The total area bounded by all four curves is the sum of the areas in the positive x-region and negative x-region.

Total Area $=A_1+A_2=2+2=4$ square units.

Let's visualize the regions:

- Region 1: Bounded by $y=\ln x$ and $y=|\ln x|$ for $0<x<1$. This is the region between $y=\ln x$ (which is negative) and $y=-\ln x$ (which is positive) in the interval $(0,1)$. The area is $2$.

- Region 2: Bounded by $y=\ln (-x)$ and $y=|\ln (-x)|$ for $-1<x<0$. This is the region between $y=\ln (-x)$ (which is negative) and $y=-\ln (-x)$ (which is positive) in the interval $(-1,0)$. The area is $2$.

The curves $y=\ln x$ and $y=\ln |x|$ are the same for $x>0$.

The curves $y=|\ln x|$ and $y=|\ln |x||$ are the same for $x>0$.

So, for $x>0$, the bounded area is between $y=\ln x$ and $y=|\ln x|$. This occurs for $0<x<1$.

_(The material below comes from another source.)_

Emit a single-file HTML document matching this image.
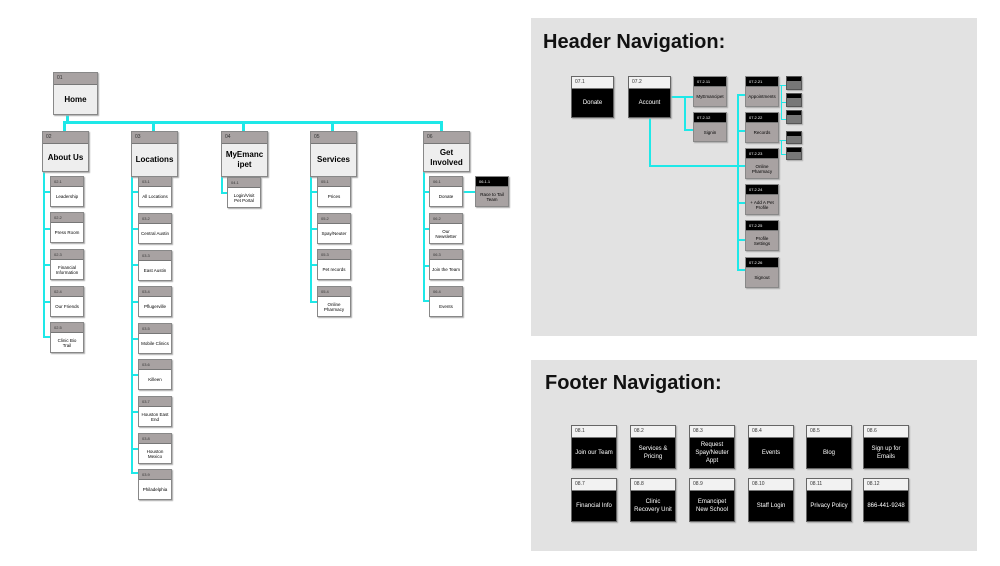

The area is ${\int }_0^1(|\ln x|-\ln x)dx={\int }_0^1(-\ln x-\ln x)dx={\int }_0^1-2\ln xdx=-2[x\ln x-x{]}_0^1=-2[(1\ln 1-1)-{\lim }_{x\to 0^{+}}(x\ln x-x)]=-2[(-1)-(0-0)]=2$.

Due to symmetry, for $x<0$, the area bounded by $y=\ln |x|$ and $y=|\ln |x||$ is also 2.

This area is ${\int }_{-1}^0(|\ln (-x)|-\ln (-x))dx$.

Let $u=-x$, $du=-dx$.

${\int }_1^0(|\ln u|-\ln u)(-du)={\int }_0^1(|\ln u|-\ln u)du=2$.

Total area $=2+2=4$ square units.

The final answer is $\boxed{4sq.units}$.